Motto 'DOMINI EST DIRIGERE' - It is for the Lord to direct.
Granted 25th May 1951.

gipping rdc arms

The blue background and fleurs-de-lys refer to the Blessed Virgin Mary, and indicate the great preponderance of parishes dedicated to her in the district. The ears of wheat allude to the two former rural districts combined into the Gipping Rural District - Bosmere and Claydon, and East Stow.

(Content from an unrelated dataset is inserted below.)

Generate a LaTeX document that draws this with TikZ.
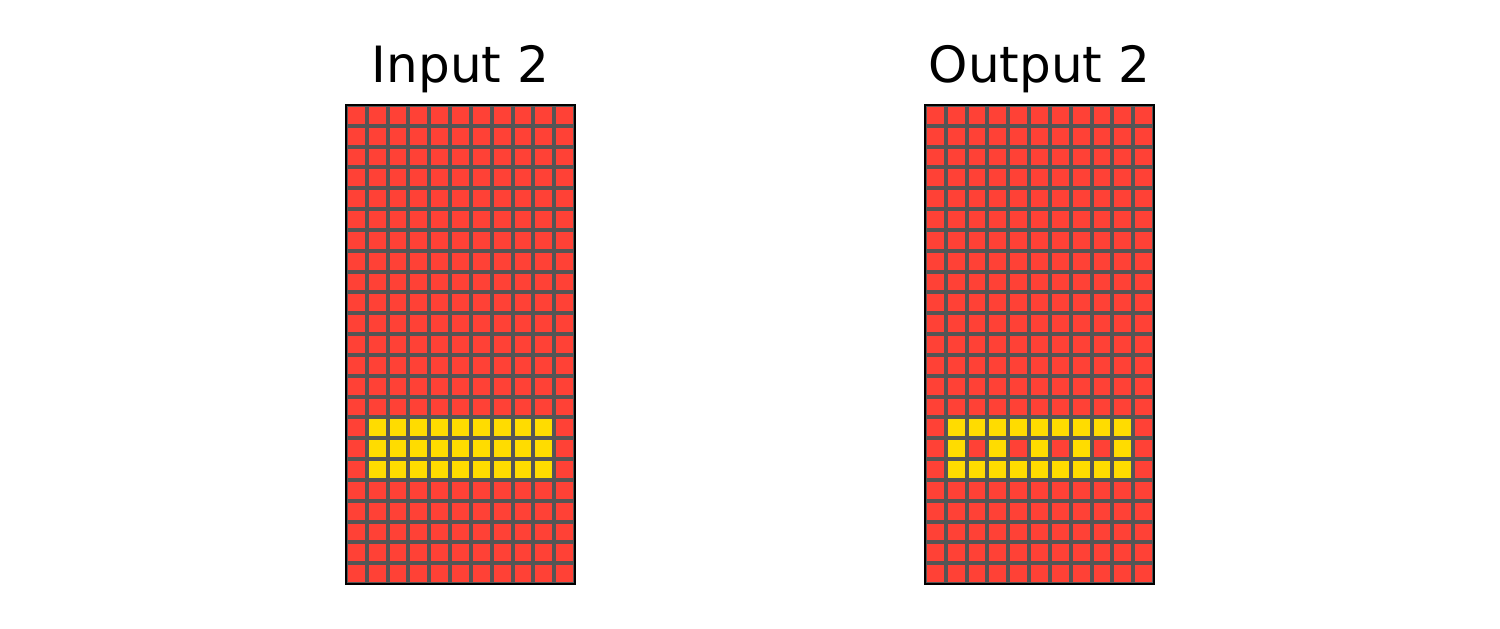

The wavy bend represents the River Gipping.
The ash tree refers to the Ashburnham family and the leopard's face to the Wentworth and De Saumarez families, the latter also links to the arms of the East Suffolk CC.


SUDBURY BOROUGH COUNCIL
See Sudbury Town Council.

THINGOE RURAL DISTRICT COUNCIL

ARMS: Ermine on a Chevron Vert between in chief two Garbs of Barley and in base the Sails of a Windmill saltirewise Or a Mitre Argent between two Ancient Crowns each enfiling as many Arrows points downward in saltire Gold.
CREST: On a Wreath Argent and Vert a demi Ounce Sable bezantée gorged with a Collar counter-company Argent and Azure.

Motto 'ATTINGO RURA' - I manage the countryside.
Granted 20th February 1958.

thingoe rdc arms

The green chevron represents the "Thing-hoe" or "assembly-mound" from which the ancient hundred and Rural District took their names. The white abbot's mitre and two of the gold crowns and arrows of St. Edmund, represent the ecclesiastical history of the district in its close association with Bury Abbey and Ixworth Priory. The two sheaves of barley are for the chief industry of the district, agriculture; this is further represented by the windmill sails in the base, alluding to familiar landmarks of this part of Suffolk, especially that at Pakenham. The ermine background is an allusion to the district's royal connections, including many royal visits during the Tudor and Stuart periods and in more recent times.
The ounce is derived from the crest and supporters of the Marquesses of Bristol and is used nowhere else in civic heraldry. His collar of white and blue is that which decorates the crest and supporters of the Dukes of Grafton. The crest alludes to all the old local families through their two highest ranking representatives.